This study aims to discuss the role that sufficiency, as a measure of “enoughness”, played in the European Union’s (EU) sustainability-focused discourse embodied in the European Green Deal (EGD) agenda, its 2019–2024 flagship socio-ecological transformation programme aimed at net-zero emissions by 2050 and protecting its “natural capital”.
This study uses discourse analysis to examine how sufficiency is represented across major strategic policy initiatives emerging from the EGD during the period 2019–2024.
This study finds that, despite the discursive window of opportunity provided by the EGD, notions of sufficiency remain weak and underspecified at the EU level, essentially taking the form of informational tools to spur citizens’ sustainable behaviour.

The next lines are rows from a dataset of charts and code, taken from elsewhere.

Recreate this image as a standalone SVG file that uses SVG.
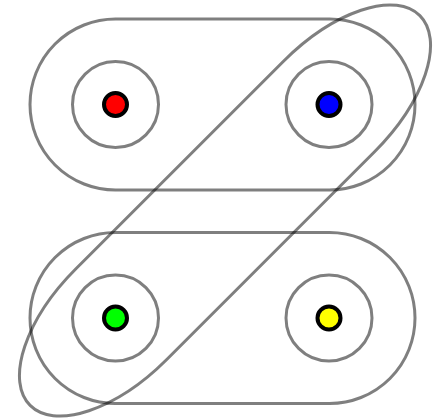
<svg xmlns="http://www.w3.org/2000/svg" width="436" height="419" viewBox="0 0 436 419">
<style>
.set{fill:none;stroke:#000;stroke-opacity:0.5;stroke-width:3}
.dot{stroke:#000;stroke-width:4}
</style>
<rect width="436" height="419" fill="#fff"/>
<g id="connectors">
<rect id="top-set" class="set" x="30" y="19" width="385" height="171" rx="85.5" ry="85.5"/>
<rect id="bottom-set" class="set" x="30" y="232.5" width="385" height="171" rx="85.5" ry="85.5"/>
<rect id="diagonal-set" class="set" x="-50.6" y="146.3" width="551.2" height="128.4" rx="129" ry="64.2" transform="rotate(-45 225 210.5)"/>
</g>
<g id="node-red"><circle class="set" cx="115.5" cy="104.5" r="43"/><circle class="dot" cx="115.5" cy="104.5" r="11.5" fill="#ff0000"/></g>
<g id="node-blue"><circle class="set" cx="329" cy="104.5" r="43"/><circle class="dot" cx="329" cy="104.5" r="11.5" fill="#0000ff"/></g>
<g id="node-green"><circle class="set" cx="115.5" cy="318" r="43"/><circle class="dot" cx="115.5" cy="318" r="11.5" fill="#00ff00"/></g>
<g id="node-yellow"><circle class="set" cx="329" cy="318" r="43"/><circle class="dot" cx="329" cy="318" r="11.5" fill="#ffff00"/></g>
</svg>
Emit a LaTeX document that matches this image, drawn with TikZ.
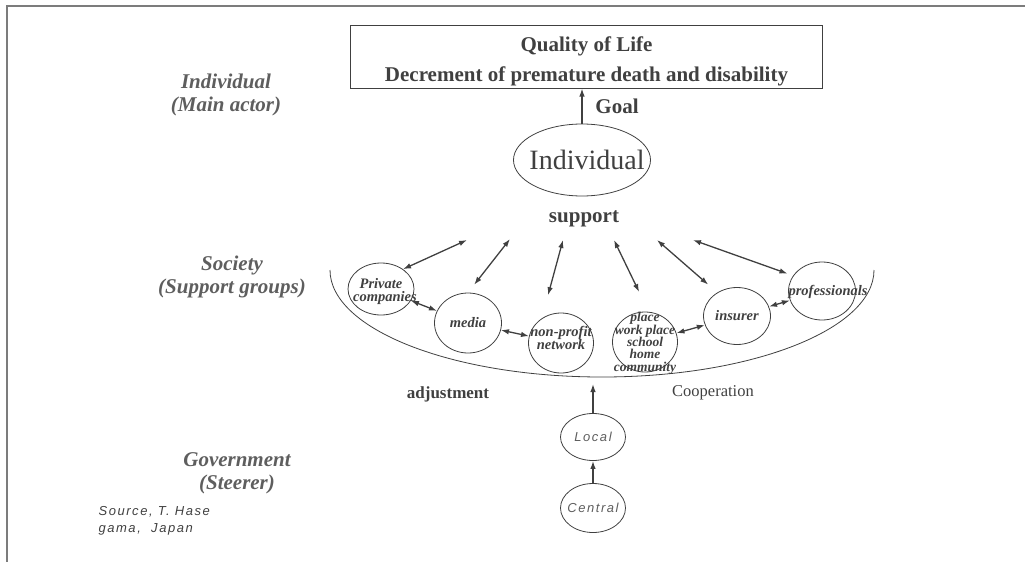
\documentclass[tikz,border=0pt]{standalone}
\usepackage{fontspec}
\setmainfont{Liberation Serif}
\newfontfamily\gothic[LetterSpace=12]{Liberation Sans}
\usepackage{xcolor}
\usepackage{tikz}
\usetikzlibrary{arrows.meta,shapes.geometric}
\definecolor{ink}{HTML}{404040}
\definecolor{softink}{HTML}{5E5E5E}
\definecolor{rulegray}{HTML}{7C7C7C}
\newcommand{\fixtext}[2][-5pt]{\raisebox{#1}[0pt][0pt]{\makebox[0pt]{\begin{tabular}{@{}c@{}}#2\end{tabular}}}}

\begin{document}
\begin{tikzpicture}[x=1pt,y=-1pt,>={Latex[length=8pt,width=5.5pt]},
  grp/.style={draw=ink,line width=0.8pt,ellipse,inner sep=0pt,text=ink,font=\fontsize{14.5}{11}\selectfont\bfseries\itshape},
  gov/.style={draw=ink,line width=0.8pt,ellipse,inner sep=0pt,minimum width=65pt,minimum height=48pt,text=softink,font=\gothic\itshape\fontsize{13}{13}\selectfont},
  side/.style={align=center,text=softink,font=\fontsize{21}{23}\selectfont\bfseries\itshape},
  lbl/.style={text=ink,font=\fontsize{21}{25}\selectfont\bfseries},
  dbl/.style={<->,draw=ink,line width=1.3pt},
  one/.style={->,draw=ink,line width=1.3pt}]
  \useasboundingbox (0,0) rectangle (1025,562);
  \draw[rulegray,line width=1.2pt] (7,562) -- (7,6) -- (1025,6);
  \node[draw=ink,line width=1pt,minimum width=472pt,minimum height=63pt,text=ink,font=\fontsize{21}{30}\selectfont\bfseries] (qol) at (586.5,56.5) {\fixtext[-9.5pt]{Quality of Life\\Decrement of premature death and disability}};
  \node[draw=ink,line width=0.8pt,ellipse,inner sep=0pt,minimum width=137pt,minimum height=72pt,text=ink,font=\fontsize{28}{30}\selectfont] (ind) at (582,160) {\makebox[0pt]{\hspace{10pt}Individual}};
  \draw[one] (ind.north) -- (ind.north |- qol.south);
  \node[lbl] (goal) at (617,106) {Goal};
  \node[lbl] (sup) at (584,219) {support};
  \node[side] (lind) at (226,95) {Individual\\(Main actor)};
  \node[side] (lsoc) at (232,277) {Society\\(Support groups)};
  \node[side] (lgov) at (237,473) {Government\\(Steerer)};
  \node[align=left,anchor=west,text=ink,font=\gothic\itshape\fontsize{13}{17.5}\selectfont] (src) at (95,521) {Source, T. Hase\\gama,\ \ Japan};
  \draw[ink,line width=0.8pt] (330,270) arc[start angle=180,end angle=0,x radius=272,y radius=107];
  \node[grp,minimum width=66pt,minimum height=52pt] (pc) at (381,289) {\fixtext[-6pt]{Private\\\hspace{8pt}companies}};
  \node[grp,minimum width=67pt,minimum height=60pt] (media) at (468,323) {\fixtext{media}};
  \node[grp,minimum width=65pt,minimum height=60pt] (np) at (561,343) {\fixtext[0pt]{non-profit\\network}};
  \node[grp,minimum width=65pt,minimum height=60pt,font=\fontsize{13.5}{10}\selectfont\bfseries\itshape] (place) at (645,342) {\fixtext{place\\work place\\school\\home\\community}};
  \node[grp,minimum width=67pt,minimum height=57pt] (ins) at (737,316) {\fixtext{insurer}};
  \node[grp,minimum width=67pt,minimum height=58pt] (prof) at (822,291) {\fixtext{\hspace{12pt}professionals}};
  \coordinate (s1) at (467,240);
  \coordinate (s2) at (510,239);
  \coordinate (s3) at (563,240);
  \coordinate (s4) at (614,240);
  \coordinate (s5) at (657,240);
  \coordinate (s6) at (693,240);
  \draw[dbl] (s1) -- (pc.42);
  \draw[dbl,shorten >=10pt] (s2) -- (media.90);
  \draw[dbl,shorten >=24pt] (s3) -- (np.128);
  \draw[dbl,shorten >=22pt] (s4) -- (place.83);
  \draw[dbl,shorten >=12pt] (s5) -- (ins.130);
  \draw[dbl,shorten >=6pt] (s6) -- (prof.152);
  \draw[dbl] (pc) -- (media);
  \draw[dbl] (media) -- (np);
  \draw[dbl] (place) -- (ins);
  \draw[dbl] (ins) -- (prof);
  \node[text=ink,font=\fontsize{17}{20}\selectfont\bfseries] (adj) at (448,394) {adjustment};
  \node[text=ink,font=\fontsize{16.5}{20}\selectfont] (coop) at (713,393) {Cooperation};
  \node[gov,minimum height=47pt] (local) at (593,437) {\makebox[0pt]{Local}};
  \node[gov,minimum height=49pt] (central) at (593,508) {\makebox[0pt]{Central}};
  \coordinate (gap) at (593,384);
  \draw[one] (local) -- (gap);
  \draw[one] (central) -- (local);
\end{tikzpicture}
\end{document}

This study reveals that a discourse that merely provides a window of opportunity for but does not mandate sufficiency-oriented policies is insufficient to counter the long-standing bias of EU sustainability-oriented discourse towards technological solutions aimed at efficiency gains.
This study argues that by omitting what are ultimately low-hanging fruit related to avoiding consumption, the EU risks not attaining self-set climate and environmental aims. It also makes proposals on how to address this omission in EU sustainability policymaking.
This study represents the first attempt at analysing the role of sufficiency in EU-level policy initiatives. The puzzling finding that sufficiency-oriented tools remain underused despite the EGD’s vow to comprehensively address “this generation’s defining task” of climate and environmental challenges requires further academic and normative scrutiny.